# DATASET CONTENT:
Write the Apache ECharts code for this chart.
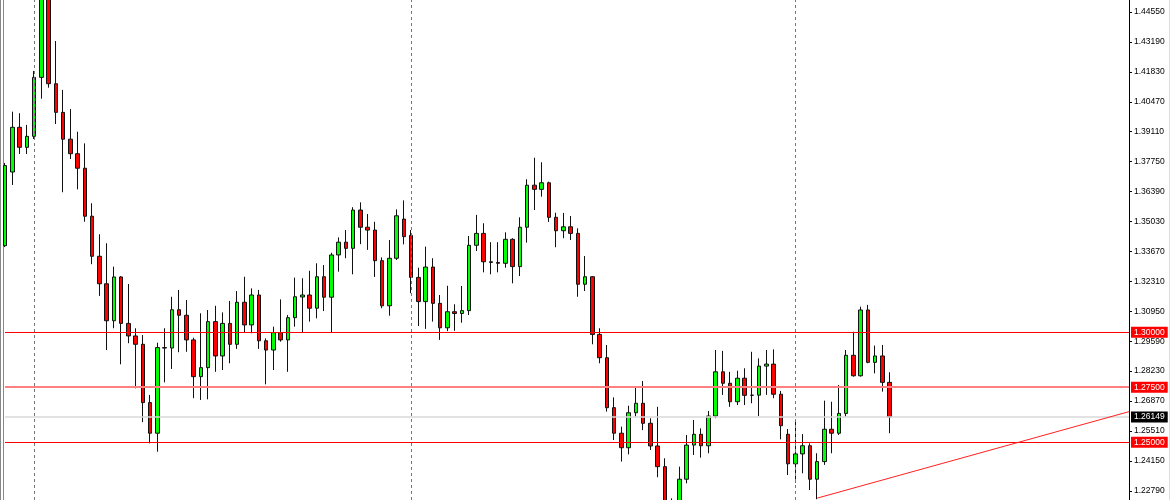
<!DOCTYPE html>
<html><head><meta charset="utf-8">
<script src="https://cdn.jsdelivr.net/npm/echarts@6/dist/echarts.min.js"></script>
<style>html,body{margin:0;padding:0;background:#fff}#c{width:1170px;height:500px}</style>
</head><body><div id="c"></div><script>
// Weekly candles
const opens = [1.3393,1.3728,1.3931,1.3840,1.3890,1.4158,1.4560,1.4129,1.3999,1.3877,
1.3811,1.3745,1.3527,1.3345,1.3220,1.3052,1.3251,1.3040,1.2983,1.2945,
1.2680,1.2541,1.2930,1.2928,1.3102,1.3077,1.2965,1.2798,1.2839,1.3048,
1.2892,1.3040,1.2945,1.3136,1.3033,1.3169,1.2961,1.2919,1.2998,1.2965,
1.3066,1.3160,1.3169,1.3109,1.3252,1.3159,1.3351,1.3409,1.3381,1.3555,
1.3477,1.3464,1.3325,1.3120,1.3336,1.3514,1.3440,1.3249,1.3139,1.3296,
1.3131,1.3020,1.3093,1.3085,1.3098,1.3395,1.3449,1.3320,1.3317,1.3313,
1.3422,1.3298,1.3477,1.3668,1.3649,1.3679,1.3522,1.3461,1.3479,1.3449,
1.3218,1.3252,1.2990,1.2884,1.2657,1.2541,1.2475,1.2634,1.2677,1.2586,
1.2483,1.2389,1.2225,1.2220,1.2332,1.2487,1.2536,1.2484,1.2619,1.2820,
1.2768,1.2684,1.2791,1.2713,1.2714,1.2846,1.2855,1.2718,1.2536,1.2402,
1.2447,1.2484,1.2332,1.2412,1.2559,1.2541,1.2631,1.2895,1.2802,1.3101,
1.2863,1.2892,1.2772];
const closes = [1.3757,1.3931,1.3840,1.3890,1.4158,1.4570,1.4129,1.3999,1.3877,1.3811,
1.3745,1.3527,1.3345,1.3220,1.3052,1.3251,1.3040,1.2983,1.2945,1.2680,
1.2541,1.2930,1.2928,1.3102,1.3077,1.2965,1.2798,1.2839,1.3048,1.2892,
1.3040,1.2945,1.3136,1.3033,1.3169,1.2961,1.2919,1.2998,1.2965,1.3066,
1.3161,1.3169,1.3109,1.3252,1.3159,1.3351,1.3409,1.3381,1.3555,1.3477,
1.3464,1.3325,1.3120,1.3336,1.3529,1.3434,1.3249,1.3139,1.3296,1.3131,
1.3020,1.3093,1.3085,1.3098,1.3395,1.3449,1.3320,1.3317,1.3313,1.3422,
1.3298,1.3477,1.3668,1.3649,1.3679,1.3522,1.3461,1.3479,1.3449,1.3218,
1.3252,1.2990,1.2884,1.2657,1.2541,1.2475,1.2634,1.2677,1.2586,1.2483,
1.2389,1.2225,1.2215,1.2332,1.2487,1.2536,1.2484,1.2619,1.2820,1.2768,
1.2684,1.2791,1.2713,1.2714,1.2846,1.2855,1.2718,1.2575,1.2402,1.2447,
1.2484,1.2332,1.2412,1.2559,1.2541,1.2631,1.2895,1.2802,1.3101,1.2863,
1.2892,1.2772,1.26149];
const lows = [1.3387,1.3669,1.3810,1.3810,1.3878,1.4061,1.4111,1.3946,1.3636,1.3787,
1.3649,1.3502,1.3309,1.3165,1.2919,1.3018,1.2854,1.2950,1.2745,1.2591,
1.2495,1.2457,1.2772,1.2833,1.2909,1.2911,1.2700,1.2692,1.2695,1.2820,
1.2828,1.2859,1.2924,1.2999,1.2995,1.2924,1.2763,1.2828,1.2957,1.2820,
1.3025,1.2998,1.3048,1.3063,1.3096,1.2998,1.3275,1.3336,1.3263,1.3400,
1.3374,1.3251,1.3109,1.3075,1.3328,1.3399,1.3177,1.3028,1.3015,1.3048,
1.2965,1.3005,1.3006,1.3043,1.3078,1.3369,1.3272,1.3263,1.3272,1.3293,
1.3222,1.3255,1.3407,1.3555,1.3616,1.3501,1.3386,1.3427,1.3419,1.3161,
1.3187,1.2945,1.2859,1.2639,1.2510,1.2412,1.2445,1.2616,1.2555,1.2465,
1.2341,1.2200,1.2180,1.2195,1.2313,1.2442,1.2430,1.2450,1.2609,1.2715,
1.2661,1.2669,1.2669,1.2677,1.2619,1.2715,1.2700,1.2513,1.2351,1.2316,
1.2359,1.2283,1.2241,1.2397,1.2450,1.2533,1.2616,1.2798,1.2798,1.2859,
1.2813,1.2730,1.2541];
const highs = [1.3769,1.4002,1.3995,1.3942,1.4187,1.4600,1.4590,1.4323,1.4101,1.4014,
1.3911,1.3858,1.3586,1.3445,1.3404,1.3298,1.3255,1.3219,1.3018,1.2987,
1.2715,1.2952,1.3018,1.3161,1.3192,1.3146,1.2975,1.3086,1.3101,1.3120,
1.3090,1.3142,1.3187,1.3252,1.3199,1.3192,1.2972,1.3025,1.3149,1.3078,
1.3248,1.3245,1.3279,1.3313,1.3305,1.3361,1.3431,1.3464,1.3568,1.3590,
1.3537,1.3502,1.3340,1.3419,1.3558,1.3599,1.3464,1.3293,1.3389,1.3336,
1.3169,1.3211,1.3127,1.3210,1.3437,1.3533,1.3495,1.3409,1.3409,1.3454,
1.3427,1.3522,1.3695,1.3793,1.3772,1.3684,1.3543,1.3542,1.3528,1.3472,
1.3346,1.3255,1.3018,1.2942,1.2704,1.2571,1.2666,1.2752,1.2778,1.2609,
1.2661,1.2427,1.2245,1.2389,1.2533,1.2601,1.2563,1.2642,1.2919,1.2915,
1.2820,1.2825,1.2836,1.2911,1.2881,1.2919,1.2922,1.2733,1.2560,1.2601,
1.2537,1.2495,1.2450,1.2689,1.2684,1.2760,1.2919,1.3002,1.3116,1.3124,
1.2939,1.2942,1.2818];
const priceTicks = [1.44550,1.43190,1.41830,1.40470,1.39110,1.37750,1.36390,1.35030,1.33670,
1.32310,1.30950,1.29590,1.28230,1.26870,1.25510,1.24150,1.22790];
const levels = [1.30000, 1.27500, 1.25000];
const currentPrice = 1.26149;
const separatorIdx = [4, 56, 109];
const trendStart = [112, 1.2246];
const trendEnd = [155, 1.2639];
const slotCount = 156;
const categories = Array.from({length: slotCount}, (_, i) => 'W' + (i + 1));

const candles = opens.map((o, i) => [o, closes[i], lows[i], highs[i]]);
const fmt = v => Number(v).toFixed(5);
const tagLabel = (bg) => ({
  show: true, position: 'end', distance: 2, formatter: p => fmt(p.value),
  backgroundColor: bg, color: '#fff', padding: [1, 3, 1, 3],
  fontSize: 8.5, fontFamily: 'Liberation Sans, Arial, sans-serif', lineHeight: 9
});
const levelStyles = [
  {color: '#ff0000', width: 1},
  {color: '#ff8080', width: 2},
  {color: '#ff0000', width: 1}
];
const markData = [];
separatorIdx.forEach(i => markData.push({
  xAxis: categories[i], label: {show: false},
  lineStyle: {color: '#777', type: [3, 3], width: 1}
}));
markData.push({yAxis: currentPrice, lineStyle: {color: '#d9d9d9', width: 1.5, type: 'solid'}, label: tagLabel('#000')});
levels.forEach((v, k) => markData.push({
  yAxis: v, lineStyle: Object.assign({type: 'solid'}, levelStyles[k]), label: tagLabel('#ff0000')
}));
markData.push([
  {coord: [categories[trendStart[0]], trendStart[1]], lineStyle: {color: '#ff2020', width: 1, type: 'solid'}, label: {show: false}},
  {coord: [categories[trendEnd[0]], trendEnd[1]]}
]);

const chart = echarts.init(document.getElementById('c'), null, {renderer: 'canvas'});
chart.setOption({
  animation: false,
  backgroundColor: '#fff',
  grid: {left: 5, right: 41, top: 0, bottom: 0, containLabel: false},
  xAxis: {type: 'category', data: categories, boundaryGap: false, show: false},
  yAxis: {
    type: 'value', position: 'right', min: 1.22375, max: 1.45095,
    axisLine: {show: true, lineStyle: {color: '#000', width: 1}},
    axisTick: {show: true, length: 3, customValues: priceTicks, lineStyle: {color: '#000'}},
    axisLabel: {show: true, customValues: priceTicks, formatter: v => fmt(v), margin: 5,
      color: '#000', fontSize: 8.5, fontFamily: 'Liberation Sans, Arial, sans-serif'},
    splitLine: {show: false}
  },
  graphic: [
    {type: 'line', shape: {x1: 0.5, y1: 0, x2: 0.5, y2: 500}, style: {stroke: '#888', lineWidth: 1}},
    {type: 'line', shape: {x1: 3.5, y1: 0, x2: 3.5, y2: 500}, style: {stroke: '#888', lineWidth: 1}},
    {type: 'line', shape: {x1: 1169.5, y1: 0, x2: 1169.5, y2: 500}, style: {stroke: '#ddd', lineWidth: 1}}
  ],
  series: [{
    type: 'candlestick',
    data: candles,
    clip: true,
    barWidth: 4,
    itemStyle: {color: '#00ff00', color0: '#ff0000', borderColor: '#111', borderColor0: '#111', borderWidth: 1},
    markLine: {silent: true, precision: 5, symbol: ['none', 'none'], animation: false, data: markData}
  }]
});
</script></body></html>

...

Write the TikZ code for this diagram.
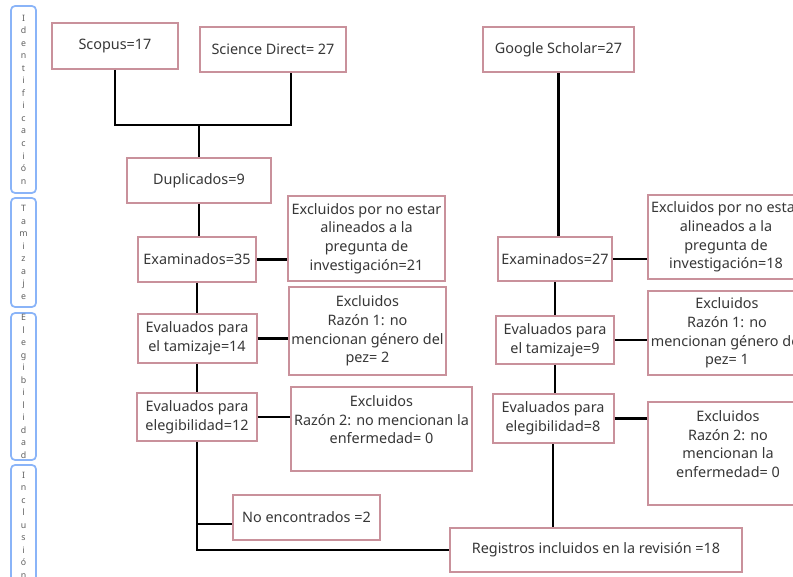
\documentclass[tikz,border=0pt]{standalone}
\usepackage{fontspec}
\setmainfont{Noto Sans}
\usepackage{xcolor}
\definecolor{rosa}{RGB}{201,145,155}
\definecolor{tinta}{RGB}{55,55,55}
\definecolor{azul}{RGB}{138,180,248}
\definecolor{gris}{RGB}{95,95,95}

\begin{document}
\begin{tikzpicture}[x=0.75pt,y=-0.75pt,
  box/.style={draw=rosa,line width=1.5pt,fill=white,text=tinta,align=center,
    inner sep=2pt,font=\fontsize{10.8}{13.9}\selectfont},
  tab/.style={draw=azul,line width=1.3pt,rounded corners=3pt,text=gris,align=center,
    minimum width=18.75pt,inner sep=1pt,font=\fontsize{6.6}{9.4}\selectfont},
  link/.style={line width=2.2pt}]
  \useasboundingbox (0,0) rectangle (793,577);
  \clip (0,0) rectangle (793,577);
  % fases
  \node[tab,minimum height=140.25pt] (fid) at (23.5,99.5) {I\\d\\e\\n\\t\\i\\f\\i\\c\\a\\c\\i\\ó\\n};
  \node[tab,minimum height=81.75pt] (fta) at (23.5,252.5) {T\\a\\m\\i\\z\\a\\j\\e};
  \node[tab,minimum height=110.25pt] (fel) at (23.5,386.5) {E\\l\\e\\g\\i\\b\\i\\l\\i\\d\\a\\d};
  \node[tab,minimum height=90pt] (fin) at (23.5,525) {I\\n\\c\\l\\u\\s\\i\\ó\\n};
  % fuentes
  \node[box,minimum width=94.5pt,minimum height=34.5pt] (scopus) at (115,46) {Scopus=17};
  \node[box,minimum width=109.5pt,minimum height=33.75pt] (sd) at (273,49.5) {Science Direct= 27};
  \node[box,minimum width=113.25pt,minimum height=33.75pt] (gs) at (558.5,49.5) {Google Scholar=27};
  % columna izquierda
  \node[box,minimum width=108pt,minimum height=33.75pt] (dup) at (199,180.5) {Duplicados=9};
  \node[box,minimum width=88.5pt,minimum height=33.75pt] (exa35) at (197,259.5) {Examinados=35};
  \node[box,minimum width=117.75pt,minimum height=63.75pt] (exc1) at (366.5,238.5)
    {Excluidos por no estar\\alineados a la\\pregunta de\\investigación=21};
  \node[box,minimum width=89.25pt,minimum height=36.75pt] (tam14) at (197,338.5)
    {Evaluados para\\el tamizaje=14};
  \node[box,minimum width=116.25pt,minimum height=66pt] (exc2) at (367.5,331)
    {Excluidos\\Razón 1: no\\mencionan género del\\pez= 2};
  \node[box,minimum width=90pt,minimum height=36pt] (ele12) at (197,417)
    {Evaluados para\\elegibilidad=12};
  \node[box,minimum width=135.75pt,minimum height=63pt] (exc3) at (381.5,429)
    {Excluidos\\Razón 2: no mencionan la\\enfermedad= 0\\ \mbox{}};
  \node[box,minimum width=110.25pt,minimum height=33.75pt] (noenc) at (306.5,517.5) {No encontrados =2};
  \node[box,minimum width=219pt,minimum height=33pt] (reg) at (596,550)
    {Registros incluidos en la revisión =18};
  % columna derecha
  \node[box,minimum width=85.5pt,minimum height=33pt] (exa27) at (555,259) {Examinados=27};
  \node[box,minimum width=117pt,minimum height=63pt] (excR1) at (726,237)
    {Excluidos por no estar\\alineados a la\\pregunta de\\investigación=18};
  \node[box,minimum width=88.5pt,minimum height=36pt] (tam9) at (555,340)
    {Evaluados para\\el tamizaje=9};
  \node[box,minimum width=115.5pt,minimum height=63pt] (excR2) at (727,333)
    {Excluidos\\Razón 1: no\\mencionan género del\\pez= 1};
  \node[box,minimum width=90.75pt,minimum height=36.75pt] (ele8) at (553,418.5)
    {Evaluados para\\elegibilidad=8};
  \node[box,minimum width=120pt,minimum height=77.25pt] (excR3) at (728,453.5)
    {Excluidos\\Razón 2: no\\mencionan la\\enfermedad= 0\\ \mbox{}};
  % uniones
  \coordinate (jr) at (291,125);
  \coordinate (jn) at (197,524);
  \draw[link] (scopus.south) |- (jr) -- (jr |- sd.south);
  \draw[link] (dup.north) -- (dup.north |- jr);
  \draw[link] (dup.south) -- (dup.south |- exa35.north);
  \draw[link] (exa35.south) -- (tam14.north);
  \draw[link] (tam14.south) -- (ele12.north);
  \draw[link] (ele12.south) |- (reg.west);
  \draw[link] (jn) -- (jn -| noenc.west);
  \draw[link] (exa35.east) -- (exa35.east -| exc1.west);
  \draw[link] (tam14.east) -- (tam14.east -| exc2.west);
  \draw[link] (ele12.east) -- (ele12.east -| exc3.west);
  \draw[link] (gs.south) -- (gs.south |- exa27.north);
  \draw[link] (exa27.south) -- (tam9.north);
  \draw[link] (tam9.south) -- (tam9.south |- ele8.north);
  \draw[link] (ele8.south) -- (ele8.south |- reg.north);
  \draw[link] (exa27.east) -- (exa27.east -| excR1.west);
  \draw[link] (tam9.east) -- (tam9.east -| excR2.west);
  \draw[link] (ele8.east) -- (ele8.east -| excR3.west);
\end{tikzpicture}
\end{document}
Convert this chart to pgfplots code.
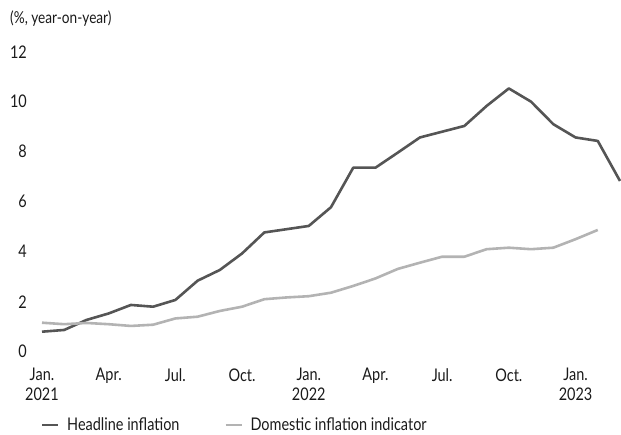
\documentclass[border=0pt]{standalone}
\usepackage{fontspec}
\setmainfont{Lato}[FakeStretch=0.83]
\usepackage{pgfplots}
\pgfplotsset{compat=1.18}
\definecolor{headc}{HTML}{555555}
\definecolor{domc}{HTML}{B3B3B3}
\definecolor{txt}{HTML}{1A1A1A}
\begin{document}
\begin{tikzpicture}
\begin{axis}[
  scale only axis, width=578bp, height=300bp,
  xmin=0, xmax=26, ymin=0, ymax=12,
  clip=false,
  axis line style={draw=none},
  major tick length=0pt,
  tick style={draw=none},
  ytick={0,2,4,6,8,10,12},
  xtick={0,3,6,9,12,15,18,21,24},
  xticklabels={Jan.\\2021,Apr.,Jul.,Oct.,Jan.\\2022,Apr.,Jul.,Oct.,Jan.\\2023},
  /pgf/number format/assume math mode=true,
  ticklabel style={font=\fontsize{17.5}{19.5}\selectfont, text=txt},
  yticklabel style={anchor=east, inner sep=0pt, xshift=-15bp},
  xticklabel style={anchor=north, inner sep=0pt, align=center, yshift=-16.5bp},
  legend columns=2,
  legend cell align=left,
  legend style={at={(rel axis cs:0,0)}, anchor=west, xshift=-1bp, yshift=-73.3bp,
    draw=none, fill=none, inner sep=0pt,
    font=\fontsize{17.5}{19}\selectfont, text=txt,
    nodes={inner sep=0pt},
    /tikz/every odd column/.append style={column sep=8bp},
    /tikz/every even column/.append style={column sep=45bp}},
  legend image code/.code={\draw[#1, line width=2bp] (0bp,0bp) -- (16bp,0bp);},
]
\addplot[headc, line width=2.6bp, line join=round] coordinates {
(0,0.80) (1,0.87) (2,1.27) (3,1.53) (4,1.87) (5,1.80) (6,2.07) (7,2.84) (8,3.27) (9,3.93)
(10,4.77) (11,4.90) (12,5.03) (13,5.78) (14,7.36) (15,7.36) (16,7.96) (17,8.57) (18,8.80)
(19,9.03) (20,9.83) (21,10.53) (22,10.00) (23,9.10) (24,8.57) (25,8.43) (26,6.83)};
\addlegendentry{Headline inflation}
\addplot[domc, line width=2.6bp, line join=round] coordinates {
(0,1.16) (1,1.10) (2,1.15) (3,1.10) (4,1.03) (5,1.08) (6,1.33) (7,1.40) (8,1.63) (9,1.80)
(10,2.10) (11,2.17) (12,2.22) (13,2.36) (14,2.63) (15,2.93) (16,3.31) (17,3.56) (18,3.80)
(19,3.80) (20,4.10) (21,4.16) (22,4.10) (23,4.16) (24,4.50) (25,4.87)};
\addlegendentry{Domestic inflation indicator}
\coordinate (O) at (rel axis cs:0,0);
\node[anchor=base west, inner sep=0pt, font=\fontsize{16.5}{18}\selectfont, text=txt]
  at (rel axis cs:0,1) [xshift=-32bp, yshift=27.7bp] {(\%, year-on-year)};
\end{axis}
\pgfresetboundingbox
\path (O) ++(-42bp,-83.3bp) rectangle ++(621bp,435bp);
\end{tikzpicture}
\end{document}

* * *

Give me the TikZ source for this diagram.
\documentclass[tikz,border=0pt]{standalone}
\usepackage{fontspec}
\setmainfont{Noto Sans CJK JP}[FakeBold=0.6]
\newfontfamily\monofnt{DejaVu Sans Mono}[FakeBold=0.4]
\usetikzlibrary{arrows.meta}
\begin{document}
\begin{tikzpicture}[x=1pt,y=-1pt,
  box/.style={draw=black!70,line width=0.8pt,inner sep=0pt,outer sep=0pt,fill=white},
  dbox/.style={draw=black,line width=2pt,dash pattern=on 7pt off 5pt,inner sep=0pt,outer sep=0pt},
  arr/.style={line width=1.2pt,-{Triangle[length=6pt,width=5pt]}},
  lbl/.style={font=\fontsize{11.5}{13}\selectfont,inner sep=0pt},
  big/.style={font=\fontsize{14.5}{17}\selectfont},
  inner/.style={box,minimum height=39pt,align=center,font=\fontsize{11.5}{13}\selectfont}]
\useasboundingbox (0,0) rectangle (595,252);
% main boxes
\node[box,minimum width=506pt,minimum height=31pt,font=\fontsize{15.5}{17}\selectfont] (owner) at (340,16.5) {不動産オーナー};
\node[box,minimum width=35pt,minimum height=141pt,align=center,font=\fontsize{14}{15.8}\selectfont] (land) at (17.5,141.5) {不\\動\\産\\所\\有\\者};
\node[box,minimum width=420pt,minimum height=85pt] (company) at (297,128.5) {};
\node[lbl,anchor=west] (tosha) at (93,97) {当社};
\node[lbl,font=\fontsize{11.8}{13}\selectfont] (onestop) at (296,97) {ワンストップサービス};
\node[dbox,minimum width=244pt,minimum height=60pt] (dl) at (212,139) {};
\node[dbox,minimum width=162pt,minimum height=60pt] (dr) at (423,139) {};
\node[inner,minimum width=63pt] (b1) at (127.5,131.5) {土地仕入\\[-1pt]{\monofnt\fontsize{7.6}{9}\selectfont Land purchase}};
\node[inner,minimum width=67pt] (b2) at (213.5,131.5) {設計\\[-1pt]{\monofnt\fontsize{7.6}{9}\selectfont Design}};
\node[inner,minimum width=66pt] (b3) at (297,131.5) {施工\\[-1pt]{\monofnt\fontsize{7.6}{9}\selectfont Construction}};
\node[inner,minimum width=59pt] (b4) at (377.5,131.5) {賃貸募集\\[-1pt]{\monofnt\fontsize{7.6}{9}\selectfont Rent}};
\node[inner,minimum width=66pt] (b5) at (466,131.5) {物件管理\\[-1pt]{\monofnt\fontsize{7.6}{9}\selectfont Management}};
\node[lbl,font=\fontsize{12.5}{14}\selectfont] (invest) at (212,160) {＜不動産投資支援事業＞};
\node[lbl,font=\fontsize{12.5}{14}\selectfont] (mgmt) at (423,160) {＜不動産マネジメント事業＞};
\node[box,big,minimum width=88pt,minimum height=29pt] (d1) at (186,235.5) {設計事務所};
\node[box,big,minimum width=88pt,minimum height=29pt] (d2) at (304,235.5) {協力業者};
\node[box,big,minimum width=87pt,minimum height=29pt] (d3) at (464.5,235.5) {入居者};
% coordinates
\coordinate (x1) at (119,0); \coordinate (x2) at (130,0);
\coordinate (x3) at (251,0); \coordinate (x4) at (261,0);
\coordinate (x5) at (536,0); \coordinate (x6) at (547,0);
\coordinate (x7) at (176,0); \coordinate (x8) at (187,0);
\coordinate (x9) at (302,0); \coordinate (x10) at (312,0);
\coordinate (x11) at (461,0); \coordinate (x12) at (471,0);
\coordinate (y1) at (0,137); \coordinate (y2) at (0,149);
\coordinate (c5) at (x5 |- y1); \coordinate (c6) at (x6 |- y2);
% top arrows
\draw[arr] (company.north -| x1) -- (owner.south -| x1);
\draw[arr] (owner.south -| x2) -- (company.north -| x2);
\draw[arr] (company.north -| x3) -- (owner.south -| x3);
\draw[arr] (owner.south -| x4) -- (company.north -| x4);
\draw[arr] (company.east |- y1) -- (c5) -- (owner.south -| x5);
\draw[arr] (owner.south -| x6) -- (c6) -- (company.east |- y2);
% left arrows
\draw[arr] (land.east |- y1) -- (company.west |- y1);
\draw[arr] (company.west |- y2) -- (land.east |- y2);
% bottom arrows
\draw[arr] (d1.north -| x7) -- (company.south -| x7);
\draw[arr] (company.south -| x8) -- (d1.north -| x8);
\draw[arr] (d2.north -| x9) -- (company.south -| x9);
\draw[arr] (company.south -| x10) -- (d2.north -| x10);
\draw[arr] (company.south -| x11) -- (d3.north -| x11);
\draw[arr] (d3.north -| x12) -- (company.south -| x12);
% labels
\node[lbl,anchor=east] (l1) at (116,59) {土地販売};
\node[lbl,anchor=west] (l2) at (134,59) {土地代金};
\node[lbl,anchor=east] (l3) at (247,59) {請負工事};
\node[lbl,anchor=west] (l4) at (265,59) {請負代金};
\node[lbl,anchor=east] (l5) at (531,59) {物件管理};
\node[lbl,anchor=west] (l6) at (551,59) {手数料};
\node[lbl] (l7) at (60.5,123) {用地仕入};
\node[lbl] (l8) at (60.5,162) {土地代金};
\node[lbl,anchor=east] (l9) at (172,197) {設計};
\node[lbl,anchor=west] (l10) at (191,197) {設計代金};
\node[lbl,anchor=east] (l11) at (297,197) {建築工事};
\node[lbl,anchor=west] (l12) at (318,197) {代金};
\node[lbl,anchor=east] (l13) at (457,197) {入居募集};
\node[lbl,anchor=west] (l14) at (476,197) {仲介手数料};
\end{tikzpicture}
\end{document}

# TASK STATEMENT:
Pull out and copy each line containing the string "this".

# RESPONSE:
Write the Apache ECharts code for this chart.
Write the TikZ code for this diagram.
Convert this chart to pgfplots code.
Give me the TikZ source for this diagram.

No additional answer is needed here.